> TASK TO CARRY OUT: Take every line from the listing below that includes "this" and copy it.

(Records with drawing code)

------

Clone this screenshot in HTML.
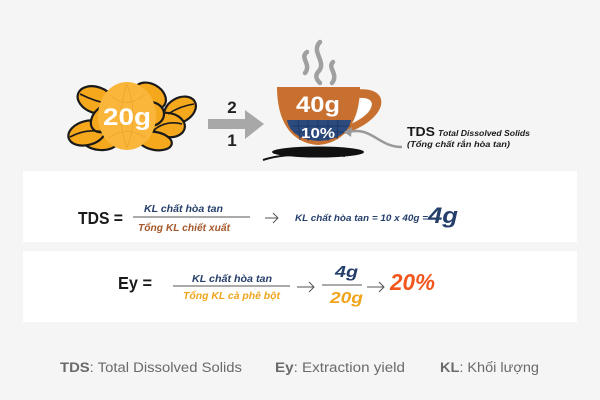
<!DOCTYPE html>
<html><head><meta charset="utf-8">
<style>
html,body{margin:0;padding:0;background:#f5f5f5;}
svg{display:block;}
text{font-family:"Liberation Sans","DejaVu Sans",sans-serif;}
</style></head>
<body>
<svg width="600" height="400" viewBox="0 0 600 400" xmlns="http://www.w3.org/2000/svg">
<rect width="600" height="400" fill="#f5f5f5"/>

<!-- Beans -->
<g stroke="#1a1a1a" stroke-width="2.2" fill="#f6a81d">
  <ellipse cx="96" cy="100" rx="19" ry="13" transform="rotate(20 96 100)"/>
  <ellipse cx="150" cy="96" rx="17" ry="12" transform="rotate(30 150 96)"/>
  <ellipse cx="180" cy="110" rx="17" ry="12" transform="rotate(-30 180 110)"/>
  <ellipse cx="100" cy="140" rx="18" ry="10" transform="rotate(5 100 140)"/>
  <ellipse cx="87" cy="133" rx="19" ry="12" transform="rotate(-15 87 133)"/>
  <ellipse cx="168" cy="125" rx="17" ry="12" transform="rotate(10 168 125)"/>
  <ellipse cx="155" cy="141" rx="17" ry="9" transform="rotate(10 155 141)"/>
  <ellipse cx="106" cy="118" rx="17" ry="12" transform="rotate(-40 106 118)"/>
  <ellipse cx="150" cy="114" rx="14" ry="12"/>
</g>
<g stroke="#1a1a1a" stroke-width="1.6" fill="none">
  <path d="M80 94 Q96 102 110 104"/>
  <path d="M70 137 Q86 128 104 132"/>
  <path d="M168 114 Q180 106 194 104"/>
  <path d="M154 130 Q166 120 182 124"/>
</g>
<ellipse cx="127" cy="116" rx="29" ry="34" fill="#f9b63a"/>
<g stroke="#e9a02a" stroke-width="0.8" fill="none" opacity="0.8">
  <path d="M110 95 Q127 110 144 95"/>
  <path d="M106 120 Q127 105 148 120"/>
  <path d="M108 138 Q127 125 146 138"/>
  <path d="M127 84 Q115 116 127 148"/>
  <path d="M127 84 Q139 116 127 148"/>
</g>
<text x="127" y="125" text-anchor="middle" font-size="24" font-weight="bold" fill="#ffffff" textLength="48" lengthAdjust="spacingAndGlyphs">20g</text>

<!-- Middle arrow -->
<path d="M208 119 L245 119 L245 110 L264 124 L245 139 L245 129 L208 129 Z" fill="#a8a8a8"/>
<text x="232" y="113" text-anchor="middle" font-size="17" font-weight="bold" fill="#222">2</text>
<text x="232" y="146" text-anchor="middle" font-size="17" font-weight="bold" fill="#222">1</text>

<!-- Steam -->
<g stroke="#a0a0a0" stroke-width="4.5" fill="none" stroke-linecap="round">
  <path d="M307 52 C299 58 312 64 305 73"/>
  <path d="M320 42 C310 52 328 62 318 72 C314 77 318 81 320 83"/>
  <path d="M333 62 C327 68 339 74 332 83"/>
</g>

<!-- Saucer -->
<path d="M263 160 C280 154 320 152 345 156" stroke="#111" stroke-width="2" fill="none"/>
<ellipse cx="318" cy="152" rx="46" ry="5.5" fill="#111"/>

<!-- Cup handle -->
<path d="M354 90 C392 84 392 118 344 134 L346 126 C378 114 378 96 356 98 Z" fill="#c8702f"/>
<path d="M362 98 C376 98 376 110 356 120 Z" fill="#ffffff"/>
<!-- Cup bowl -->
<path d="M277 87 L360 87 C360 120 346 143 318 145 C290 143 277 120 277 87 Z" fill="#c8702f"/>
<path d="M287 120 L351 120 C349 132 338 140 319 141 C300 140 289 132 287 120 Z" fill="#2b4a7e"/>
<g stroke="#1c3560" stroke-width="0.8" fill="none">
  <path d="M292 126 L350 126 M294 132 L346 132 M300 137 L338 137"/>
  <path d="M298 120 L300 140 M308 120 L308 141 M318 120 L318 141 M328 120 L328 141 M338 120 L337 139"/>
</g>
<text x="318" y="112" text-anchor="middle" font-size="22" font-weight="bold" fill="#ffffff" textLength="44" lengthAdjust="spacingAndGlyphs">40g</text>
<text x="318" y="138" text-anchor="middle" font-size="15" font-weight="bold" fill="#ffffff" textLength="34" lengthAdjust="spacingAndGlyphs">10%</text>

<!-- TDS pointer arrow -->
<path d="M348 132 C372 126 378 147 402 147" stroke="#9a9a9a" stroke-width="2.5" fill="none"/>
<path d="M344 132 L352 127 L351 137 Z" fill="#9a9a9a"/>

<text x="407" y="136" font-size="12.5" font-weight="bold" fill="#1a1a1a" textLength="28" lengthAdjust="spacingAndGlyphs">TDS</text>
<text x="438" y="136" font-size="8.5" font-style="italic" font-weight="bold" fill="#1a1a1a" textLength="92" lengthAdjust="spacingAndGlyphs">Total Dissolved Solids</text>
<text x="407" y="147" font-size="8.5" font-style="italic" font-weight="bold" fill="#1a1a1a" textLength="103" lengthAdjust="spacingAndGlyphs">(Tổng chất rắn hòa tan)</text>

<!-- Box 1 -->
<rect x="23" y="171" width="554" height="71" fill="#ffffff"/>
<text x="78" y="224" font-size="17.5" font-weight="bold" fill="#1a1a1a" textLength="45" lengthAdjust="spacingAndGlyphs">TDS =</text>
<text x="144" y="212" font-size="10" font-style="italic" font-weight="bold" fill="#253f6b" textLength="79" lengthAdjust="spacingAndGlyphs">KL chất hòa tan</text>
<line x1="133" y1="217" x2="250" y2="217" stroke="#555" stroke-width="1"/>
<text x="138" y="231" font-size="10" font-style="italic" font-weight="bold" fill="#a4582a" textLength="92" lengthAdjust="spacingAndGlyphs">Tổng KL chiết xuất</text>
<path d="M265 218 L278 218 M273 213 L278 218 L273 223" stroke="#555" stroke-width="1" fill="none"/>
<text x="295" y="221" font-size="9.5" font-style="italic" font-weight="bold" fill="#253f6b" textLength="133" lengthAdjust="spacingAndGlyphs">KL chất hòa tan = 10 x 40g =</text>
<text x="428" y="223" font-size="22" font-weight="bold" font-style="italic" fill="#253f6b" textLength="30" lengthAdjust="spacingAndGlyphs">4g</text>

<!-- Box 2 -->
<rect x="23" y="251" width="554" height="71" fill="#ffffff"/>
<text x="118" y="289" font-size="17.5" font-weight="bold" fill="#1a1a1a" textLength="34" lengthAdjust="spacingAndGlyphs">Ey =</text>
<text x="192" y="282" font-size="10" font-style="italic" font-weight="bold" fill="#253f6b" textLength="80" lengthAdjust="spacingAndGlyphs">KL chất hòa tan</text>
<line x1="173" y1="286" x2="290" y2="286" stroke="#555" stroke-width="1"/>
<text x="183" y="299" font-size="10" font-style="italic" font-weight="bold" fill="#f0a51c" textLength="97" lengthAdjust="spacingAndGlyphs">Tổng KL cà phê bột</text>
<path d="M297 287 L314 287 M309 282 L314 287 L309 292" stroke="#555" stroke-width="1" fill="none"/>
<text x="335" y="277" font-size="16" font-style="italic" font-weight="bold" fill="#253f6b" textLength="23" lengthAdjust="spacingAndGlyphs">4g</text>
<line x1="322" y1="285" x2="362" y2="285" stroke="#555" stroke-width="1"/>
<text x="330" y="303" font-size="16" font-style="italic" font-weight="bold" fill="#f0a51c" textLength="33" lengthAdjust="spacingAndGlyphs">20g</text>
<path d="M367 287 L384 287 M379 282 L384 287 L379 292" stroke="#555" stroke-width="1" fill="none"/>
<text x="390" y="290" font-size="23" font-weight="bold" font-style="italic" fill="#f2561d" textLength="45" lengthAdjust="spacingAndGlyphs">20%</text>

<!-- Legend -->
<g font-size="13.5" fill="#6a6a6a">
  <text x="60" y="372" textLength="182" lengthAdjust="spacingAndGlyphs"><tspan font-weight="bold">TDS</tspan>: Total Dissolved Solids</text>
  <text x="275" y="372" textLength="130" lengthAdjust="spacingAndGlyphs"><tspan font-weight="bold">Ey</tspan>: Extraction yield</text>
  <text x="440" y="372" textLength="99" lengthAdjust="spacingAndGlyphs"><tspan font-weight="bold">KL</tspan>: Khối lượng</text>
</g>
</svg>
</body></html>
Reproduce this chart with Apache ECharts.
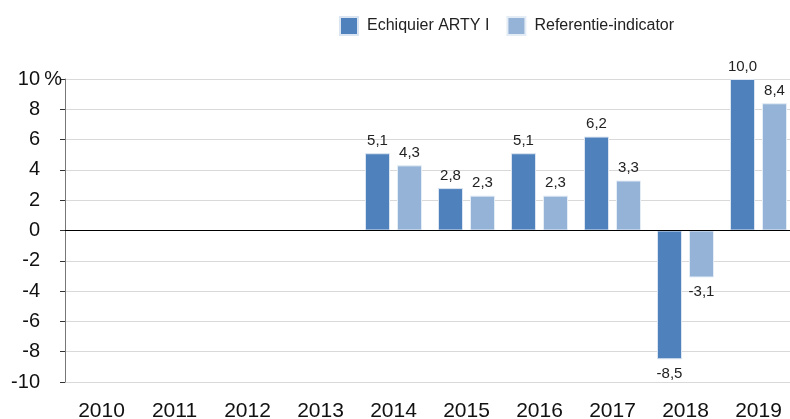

------

> CORRECT RESPONSE:
Clone this screenshot in HTML.
Reproduce this chart with Apache ECharts.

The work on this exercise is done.